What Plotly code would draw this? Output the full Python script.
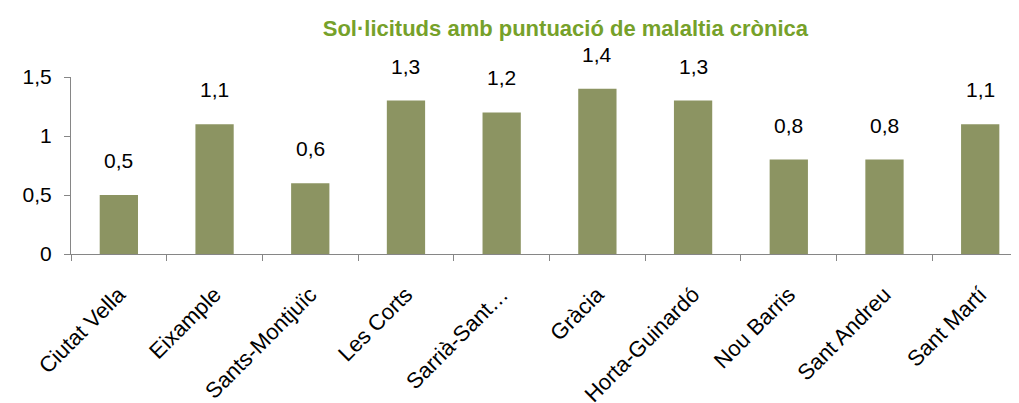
import plotly.graph_objects as go

categories = ["Ciutat Vella", "Eixample", "Sants-Montjuïc", "Les Corts", "Sarrià-Sant…",
              "Gràcia", "Horta-Guinardó", "Nou Barris", "Sant Andreu", "Sant Martí"]
values = [0.5, 1.1, 0.6, 1.3, 1.2, 1.4, 1.3, 0.8, 0.8, 1.1]
title_text = "Sol·licituds amb puntuació de malaltia crònica"

labels = [f"{v:.1f}".replace(".", ",") for v in values]

fig = go.Figure(go.Bar(
    x=categories, y=values, width=0.4,
    marker=dict(color="#8c9462", line=dict(width=0)),
    cliponaxis=False,
))

for c, v, t in zip(categories, values, labels):
    fig.add_annotation(x=c, y=v, text=t, showarrow=False, yanchor="bottom",
                       yshift=21, font=dict(size=21, color="#000000"))

fig.update_layout(
    width=1019, height=403,
    margin=dict(l=63, r=9, t=69, b=157),
    paper_bgcolor="white", plot_bgcolor="white",
    separators=",.",
    font=dict(family="Liberation Sans, Arial, sans-serif", color="#000000"),
    title=dict(text=f"<b>{title_text}</b>", x=0.547, xanchor="center", y=0.95, yanchor="middle",
               font=dict(size=22, color="#76a12a")),
    showlegend=False,
)
fig.update_xaxes(
    range=[-0.5, 9.395], showline=True, linecolor="#868686", linewidth=1,
    ticks="outside", tickson="boundaries", ticklen=6, tickcolor="#868686",
    tickangle=-45, tickfont=dict(size=22), ticklabelstandoff=18,
    showgrid=False, automargin=False,
)
fig.update_yaxes(
    range=[0, 1.5], tickvals=[0, 0.5, 1, 1.5], showline=True, linecolor="#868686", linewidth=1,
    ticks="outside", ticklen=6, tickcolor="#868686", tickfont=dict(size=21),
    ticklabelstandoff=8,
    showgrid=False, zeroline=False, automargin=False,
)
fig.write_html("out.html")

▸ **TASK OBJECTIVE**:
Repeat exactly and only the lines from the start of the data above through the line that holds "import plotly.graph_objects as go", inclusive. Pictures do not belong in the copy.

▸ **EXERCISE ANSWER**:
What Plotly code would draw this? Output the full Python script.
import plotly.graph_objects as go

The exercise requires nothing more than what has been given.